### Exercise goal
Output solely the number of lines containing the string "LaTeX".
- - - - -
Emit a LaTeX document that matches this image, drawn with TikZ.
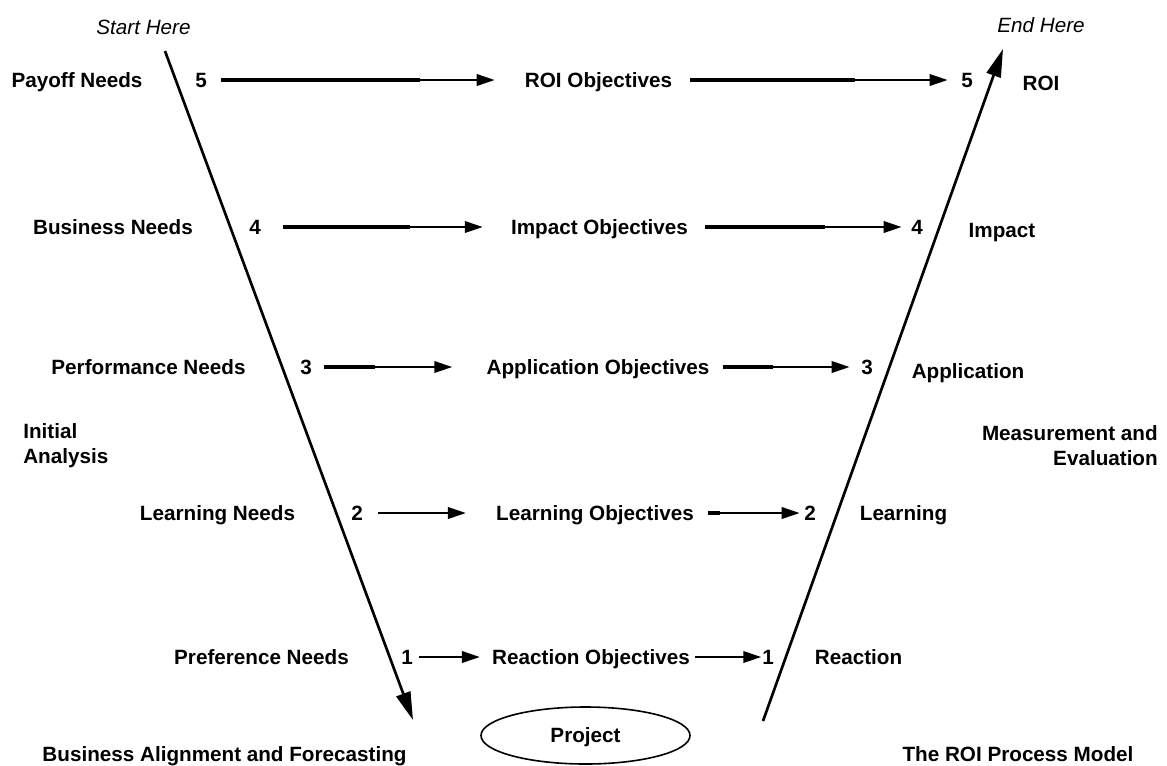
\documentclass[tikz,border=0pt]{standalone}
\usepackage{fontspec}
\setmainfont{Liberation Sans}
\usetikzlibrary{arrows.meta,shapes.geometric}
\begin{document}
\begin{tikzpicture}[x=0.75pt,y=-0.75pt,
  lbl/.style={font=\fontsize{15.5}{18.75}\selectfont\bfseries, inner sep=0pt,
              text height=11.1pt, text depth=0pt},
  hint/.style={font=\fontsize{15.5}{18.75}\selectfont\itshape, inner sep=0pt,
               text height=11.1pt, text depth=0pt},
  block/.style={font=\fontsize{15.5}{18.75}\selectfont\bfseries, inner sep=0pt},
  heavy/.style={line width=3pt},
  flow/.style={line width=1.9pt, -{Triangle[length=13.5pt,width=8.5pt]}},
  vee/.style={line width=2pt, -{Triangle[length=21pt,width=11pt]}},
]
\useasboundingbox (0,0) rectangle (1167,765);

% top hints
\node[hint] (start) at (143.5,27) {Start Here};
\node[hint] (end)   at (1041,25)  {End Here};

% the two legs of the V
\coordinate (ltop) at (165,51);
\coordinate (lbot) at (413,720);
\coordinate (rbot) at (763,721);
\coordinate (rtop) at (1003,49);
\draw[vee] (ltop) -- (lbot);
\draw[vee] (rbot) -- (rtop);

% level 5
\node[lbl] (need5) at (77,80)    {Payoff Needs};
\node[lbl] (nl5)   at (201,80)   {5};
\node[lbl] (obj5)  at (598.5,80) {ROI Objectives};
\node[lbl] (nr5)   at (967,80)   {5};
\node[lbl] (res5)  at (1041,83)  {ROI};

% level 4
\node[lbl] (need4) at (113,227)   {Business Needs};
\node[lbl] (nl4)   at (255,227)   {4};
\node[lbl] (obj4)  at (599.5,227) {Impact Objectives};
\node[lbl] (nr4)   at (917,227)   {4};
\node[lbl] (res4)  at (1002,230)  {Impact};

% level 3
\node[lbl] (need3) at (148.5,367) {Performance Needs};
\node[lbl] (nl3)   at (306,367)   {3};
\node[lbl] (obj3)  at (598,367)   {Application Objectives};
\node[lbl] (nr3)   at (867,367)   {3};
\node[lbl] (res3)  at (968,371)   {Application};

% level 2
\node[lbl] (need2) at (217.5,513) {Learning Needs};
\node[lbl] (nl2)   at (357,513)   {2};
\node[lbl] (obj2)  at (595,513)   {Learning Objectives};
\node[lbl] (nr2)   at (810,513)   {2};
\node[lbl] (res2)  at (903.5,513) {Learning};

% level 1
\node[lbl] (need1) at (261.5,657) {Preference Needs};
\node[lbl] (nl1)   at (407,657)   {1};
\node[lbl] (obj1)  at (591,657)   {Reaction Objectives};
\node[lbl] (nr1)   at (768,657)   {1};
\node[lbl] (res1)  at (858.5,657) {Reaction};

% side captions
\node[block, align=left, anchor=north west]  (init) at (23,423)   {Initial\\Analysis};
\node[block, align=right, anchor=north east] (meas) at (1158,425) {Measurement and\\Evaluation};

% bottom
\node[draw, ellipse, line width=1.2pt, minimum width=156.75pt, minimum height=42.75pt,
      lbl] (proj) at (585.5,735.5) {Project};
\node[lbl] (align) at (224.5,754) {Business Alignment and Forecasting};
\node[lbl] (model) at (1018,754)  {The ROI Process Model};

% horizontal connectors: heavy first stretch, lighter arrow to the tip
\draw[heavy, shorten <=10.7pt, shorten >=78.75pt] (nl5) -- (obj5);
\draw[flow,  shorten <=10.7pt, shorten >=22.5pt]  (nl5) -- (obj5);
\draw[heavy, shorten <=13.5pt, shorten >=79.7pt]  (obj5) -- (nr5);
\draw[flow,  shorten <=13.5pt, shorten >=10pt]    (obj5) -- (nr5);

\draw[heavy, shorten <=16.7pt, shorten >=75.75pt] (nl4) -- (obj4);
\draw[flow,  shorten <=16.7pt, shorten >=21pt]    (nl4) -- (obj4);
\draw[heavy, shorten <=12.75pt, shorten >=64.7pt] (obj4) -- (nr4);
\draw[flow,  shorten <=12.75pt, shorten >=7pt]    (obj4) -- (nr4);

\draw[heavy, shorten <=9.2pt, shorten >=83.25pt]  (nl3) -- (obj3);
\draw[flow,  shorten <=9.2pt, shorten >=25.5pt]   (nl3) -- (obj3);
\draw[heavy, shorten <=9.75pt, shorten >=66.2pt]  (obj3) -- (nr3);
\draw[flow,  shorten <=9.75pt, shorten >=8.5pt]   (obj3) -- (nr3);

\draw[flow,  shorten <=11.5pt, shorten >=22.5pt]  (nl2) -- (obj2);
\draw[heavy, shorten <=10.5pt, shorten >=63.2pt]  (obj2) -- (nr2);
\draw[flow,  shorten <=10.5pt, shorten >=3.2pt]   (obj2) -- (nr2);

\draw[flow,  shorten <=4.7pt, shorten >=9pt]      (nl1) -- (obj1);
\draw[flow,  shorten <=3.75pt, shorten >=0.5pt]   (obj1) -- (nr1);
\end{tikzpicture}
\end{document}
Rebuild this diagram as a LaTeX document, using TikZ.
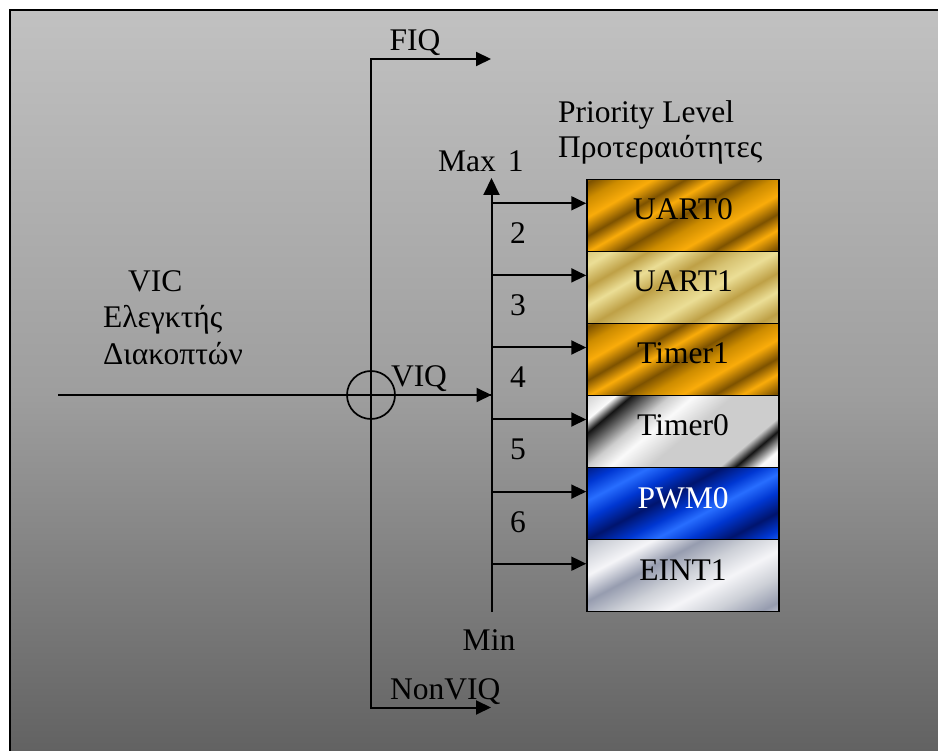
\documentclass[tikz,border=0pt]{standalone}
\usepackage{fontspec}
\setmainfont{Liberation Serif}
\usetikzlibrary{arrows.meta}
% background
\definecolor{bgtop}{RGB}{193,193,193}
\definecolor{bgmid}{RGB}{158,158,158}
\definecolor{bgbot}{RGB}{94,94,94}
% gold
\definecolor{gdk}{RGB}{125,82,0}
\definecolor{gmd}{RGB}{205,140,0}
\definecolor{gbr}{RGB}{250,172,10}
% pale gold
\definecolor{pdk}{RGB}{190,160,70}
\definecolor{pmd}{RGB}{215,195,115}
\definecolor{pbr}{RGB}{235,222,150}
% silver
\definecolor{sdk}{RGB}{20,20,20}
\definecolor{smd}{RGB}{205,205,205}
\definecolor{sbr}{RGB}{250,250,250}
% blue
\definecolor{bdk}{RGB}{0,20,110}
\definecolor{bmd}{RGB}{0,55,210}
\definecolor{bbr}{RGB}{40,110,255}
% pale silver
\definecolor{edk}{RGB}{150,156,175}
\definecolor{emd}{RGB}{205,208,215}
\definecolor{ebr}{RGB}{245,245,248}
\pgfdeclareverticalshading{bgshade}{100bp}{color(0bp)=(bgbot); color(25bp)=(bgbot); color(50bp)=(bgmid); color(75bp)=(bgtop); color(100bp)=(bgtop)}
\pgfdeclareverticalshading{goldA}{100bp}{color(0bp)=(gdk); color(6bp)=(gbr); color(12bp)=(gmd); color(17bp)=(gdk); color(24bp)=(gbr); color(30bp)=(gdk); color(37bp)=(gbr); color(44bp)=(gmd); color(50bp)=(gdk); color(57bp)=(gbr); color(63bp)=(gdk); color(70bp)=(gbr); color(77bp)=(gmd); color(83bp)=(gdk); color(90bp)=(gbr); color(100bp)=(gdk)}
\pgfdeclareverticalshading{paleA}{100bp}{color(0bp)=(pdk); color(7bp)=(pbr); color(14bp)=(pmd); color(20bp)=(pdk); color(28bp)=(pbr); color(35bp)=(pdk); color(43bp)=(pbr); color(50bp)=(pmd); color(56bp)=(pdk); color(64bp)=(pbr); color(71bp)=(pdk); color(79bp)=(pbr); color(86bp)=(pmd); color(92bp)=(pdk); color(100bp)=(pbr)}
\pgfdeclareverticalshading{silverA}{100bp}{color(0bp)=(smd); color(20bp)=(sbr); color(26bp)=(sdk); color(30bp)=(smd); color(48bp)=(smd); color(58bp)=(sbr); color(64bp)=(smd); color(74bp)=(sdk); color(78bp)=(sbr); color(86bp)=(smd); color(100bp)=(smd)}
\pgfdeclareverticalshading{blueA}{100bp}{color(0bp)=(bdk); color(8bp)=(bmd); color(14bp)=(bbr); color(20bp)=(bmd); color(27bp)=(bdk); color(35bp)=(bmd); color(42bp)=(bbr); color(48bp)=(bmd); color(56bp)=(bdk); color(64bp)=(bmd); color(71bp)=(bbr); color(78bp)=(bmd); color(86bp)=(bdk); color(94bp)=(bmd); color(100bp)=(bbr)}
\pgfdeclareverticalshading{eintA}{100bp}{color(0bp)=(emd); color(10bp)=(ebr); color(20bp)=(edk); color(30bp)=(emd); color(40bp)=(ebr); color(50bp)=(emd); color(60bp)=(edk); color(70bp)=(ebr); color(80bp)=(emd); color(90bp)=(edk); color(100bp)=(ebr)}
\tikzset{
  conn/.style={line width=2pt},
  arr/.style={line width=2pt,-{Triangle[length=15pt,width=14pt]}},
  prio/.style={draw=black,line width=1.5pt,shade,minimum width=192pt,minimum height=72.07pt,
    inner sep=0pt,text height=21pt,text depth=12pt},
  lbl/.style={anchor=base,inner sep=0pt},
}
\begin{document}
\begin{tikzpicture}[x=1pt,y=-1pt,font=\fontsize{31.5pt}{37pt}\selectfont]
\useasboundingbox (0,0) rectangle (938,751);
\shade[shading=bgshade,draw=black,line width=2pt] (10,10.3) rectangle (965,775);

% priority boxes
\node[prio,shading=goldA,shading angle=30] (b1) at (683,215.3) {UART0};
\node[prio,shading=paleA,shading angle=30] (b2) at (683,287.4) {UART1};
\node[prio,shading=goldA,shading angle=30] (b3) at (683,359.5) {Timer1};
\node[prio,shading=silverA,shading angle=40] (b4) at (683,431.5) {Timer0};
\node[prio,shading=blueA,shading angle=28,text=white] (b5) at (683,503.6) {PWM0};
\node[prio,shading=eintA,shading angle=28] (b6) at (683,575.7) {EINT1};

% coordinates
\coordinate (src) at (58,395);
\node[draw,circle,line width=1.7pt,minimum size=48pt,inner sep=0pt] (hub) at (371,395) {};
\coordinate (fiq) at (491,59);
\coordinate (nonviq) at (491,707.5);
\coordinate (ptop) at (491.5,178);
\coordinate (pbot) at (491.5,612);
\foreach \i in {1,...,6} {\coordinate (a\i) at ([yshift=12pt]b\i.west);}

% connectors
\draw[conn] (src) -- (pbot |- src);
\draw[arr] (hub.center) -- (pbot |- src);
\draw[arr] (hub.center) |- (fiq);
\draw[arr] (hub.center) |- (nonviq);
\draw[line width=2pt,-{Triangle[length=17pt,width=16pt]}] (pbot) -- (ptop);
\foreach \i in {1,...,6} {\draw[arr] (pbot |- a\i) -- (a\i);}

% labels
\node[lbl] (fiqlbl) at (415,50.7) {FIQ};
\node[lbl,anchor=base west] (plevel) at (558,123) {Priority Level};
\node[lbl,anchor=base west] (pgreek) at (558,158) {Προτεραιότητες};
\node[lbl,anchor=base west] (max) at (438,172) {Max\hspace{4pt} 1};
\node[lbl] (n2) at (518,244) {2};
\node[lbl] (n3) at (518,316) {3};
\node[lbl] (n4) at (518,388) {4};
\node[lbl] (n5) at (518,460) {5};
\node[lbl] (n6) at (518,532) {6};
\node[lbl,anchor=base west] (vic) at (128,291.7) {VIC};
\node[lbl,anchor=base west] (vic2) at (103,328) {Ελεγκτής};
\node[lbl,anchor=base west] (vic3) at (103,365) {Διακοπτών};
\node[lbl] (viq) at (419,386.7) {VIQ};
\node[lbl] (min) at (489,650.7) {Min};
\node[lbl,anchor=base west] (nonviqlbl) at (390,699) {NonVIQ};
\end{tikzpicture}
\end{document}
- - - - -
### Answer to the exercise
2